Manoj, sentado en la escalera de la terraza de Morgar, lleva una manta liada a modo de lungi, la prenda que siempre llevo para dormir, aérea y cómoda. Nació en Delhi un uno de enero, aunque sus padres son de Uttar Pradesh, la región más poblada de la India. Allí ha ganado las elecciones este año una líder intocable (dalit) que promete dar mucha guerra. Del estado limítrofe oriental, Bihar, nació el budismo y el hinduismo. Casi todo el norte del monstruo asiático, desde Punjab hasta Bihar, es el cinturón del hindi: la región dominada por hablantes de este idioma. También, con la excepción de Punjab, es el corazón de la India depauperada. Es aquí donde tienen lugar muchas de las atrocidades que leemos y escuchamos en los medios de comunicación.

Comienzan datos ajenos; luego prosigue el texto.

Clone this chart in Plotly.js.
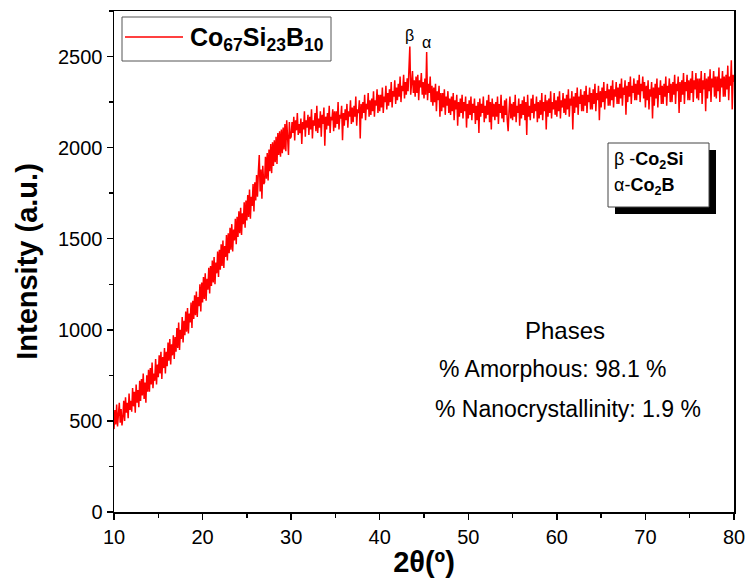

Manoj pertenece a una familia de bramanes, la casta más alta, que a su vez está subdividida en otras miles. Todos se ayudan entre ellos: nunca podré olvidar cómo, tras meternos en un tren sin billetes, intentamos todas las tretas y sobornos posibles para convencer al revisor de que no nos multara de forma excesiva. Nada surtió efecto. Pero Manoj le preguntó su apellido -donde está signada la casta- y le dijo: “Yo soy Sharma. Somos bramanes”. “No me tienes que decir nada más. Eres mi hermano”. Y nos dejó ir. Los bramanes han llegado a constituir organizaciones solidarias de ayuda a sus iguales, cuyo brazo político en ocasiones es de extrema derecha. Conocer estas redes es fundamental para vislumbrar qué se cuece en los subterráneos de este país destartalado y misterioso.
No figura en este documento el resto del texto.